Dataset section:
+ + + + + + +

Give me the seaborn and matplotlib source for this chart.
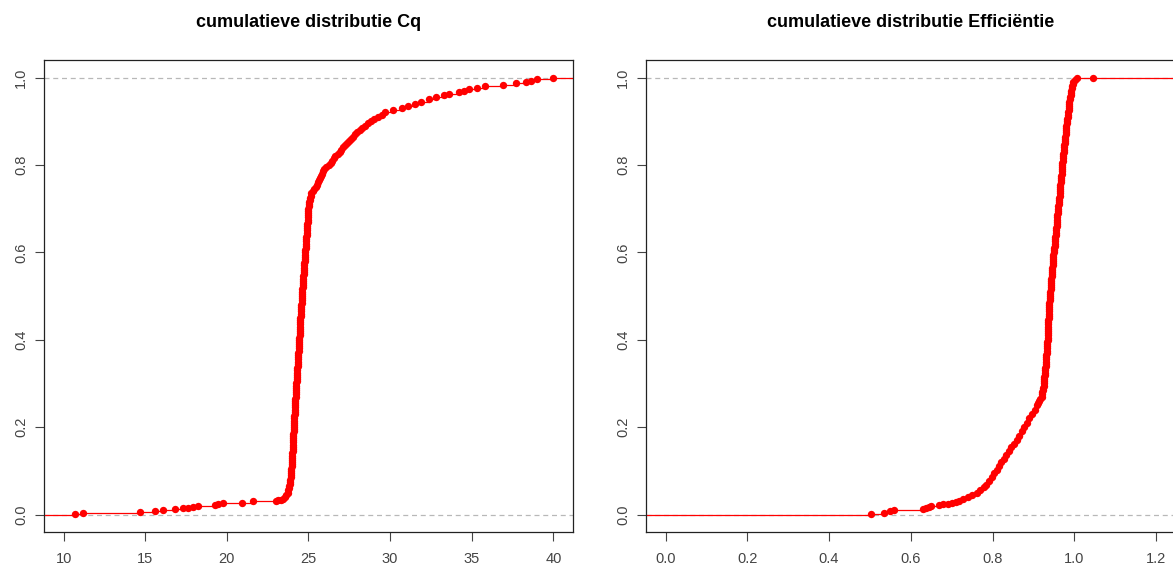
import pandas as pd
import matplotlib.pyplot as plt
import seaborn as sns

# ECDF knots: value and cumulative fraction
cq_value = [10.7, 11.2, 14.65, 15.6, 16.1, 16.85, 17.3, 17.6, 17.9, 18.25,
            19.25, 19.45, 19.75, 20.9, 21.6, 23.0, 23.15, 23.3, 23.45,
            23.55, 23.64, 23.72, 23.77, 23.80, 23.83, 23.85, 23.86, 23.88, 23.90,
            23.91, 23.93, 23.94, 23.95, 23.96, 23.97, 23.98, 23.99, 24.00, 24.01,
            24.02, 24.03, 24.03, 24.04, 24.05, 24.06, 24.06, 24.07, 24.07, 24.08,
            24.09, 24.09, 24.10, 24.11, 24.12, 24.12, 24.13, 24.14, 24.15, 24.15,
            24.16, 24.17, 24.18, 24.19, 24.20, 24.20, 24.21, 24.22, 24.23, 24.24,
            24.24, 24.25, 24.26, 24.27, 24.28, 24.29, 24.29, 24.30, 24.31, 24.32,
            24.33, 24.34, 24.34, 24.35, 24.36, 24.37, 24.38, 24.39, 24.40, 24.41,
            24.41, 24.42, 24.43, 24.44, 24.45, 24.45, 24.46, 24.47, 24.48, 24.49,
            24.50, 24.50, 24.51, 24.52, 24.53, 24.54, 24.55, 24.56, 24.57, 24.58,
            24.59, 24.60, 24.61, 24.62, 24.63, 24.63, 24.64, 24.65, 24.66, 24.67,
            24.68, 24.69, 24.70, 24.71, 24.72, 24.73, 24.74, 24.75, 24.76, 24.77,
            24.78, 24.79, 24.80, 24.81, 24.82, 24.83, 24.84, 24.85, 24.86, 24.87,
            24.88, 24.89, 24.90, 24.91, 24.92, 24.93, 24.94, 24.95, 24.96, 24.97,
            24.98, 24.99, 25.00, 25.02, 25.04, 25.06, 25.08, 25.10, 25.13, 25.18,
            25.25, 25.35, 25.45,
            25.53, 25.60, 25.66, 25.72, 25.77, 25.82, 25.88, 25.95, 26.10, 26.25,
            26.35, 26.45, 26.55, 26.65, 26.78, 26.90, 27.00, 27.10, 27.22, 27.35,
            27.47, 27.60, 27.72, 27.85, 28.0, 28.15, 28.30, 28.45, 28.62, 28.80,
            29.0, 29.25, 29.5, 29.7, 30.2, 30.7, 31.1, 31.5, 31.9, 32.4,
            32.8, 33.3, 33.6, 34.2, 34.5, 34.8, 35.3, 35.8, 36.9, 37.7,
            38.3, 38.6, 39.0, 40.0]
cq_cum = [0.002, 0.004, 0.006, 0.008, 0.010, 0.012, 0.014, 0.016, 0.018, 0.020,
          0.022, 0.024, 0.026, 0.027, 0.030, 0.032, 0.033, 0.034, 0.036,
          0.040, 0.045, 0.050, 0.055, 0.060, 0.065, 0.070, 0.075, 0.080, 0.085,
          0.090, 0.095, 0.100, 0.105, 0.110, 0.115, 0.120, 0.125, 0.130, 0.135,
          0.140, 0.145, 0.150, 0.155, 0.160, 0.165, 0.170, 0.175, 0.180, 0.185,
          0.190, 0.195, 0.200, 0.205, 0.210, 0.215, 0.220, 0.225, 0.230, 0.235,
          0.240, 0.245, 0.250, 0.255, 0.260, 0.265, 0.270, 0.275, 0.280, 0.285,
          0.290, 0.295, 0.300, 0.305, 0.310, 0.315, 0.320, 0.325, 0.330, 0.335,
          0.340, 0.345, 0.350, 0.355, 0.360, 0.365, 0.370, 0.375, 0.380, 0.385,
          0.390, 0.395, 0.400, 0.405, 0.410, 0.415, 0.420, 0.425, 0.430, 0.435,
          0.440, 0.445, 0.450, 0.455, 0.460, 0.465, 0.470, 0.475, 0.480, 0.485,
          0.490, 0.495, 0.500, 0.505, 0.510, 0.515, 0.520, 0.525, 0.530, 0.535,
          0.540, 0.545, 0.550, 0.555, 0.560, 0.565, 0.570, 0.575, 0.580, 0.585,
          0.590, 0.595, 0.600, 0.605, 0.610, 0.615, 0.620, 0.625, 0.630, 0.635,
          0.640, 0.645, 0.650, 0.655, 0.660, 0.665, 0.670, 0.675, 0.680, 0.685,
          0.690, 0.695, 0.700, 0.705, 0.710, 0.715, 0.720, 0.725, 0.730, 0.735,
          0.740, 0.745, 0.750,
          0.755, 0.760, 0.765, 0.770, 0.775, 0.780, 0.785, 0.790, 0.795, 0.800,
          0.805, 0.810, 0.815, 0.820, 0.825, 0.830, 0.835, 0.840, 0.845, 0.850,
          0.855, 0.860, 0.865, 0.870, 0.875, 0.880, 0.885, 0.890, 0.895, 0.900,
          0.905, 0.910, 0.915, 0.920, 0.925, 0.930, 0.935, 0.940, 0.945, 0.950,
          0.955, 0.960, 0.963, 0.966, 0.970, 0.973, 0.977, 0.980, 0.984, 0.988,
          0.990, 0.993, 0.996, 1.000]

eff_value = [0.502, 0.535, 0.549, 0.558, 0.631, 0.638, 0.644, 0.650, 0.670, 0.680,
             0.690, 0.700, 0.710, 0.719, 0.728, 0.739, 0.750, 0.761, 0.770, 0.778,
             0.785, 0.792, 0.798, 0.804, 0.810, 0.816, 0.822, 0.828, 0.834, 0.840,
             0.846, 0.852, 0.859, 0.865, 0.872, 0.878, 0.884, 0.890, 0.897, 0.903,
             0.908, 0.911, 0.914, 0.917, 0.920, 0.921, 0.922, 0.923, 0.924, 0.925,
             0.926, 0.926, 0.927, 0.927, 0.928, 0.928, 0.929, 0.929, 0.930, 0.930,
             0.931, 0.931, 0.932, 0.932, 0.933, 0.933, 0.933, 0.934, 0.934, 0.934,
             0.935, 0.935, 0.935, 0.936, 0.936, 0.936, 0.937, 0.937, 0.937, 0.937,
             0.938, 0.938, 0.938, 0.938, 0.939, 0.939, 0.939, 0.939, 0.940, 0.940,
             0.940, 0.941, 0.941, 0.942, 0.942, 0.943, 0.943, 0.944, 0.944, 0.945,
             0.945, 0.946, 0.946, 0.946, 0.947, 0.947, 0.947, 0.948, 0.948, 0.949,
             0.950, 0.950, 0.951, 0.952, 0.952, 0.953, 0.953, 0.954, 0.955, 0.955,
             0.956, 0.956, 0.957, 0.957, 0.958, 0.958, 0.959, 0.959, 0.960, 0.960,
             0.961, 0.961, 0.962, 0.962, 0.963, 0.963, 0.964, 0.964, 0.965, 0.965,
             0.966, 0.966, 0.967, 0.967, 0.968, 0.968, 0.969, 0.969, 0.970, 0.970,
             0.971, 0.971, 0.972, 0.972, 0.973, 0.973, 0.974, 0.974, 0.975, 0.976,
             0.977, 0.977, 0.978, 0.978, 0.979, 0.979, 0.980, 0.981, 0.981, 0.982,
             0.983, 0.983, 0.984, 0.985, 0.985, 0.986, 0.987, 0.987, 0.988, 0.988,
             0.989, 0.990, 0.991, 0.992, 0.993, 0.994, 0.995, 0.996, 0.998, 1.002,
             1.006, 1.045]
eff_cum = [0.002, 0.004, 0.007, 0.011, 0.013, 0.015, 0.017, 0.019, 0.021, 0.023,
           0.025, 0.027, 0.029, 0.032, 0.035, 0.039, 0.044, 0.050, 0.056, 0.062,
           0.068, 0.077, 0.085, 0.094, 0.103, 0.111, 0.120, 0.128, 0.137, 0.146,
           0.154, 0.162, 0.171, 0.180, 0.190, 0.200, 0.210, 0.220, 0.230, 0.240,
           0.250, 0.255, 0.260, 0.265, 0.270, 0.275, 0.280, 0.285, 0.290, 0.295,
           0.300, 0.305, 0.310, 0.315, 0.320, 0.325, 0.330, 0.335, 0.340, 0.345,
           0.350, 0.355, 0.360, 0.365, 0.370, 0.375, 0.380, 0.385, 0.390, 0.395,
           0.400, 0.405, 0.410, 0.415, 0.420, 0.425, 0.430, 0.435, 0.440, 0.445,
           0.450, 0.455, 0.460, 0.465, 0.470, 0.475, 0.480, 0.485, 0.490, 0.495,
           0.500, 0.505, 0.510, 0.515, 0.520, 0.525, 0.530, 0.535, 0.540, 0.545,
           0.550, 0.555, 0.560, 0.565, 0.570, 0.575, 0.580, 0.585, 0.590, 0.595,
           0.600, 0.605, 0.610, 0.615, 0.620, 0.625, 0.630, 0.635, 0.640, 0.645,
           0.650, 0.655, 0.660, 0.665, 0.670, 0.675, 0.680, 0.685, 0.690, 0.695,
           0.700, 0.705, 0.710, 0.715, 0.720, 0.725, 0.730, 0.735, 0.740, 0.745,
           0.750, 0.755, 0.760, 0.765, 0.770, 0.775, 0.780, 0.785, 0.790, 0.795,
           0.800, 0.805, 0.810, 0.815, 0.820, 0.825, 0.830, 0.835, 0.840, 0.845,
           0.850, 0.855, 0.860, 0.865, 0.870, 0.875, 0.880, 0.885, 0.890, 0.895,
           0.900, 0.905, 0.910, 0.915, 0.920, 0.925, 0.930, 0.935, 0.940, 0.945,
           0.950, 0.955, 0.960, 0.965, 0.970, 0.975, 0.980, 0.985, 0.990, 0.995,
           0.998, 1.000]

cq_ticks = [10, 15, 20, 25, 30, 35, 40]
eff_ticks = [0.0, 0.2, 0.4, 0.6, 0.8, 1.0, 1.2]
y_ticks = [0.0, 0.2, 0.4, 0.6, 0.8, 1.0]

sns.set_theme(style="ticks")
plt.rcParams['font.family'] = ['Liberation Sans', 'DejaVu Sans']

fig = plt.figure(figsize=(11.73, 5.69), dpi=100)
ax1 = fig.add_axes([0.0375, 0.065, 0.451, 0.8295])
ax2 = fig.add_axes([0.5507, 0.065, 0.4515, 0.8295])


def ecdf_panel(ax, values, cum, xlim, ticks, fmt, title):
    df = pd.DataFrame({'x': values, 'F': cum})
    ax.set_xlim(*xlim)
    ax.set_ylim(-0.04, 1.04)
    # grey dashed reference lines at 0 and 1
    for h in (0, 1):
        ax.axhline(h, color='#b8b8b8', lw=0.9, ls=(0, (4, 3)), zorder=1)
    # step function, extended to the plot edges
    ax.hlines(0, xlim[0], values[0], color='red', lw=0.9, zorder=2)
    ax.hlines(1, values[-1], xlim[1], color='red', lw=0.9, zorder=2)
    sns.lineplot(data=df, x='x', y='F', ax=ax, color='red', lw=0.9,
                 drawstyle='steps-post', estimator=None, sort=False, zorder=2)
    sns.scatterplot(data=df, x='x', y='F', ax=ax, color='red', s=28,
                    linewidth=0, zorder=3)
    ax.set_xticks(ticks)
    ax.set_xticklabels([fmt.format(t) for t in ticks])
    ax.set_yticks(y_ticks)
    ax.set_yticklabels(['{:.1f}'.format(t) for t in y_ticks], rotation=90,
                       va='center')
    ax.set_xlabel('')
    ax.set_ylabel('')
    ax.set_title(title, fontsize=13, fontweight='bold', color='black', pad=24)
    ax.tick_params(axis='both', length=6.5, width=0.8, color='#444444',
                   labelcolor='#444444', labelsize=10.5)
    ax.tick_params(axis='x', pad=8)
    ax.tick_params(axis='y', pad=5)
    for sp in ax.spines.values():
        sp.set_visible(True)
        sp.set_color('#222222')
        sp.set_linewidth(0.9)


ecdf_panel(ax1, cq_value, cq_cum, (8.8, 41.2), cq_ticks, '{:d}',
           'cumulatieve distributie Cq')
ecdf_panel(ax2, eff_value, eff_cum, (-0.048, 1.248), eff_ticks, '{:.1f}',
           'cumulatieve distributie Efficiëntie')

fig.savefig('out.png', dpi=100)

+ + + + + + +

Skip every picture and return the lines above from the top through the one that contains "import seaborn as sns".

Answer to this task:
Give me the seaborn and matplotlib source for this chart.
import pandas as pd
import matplotlib.pyplot as plt
import seaborn as sns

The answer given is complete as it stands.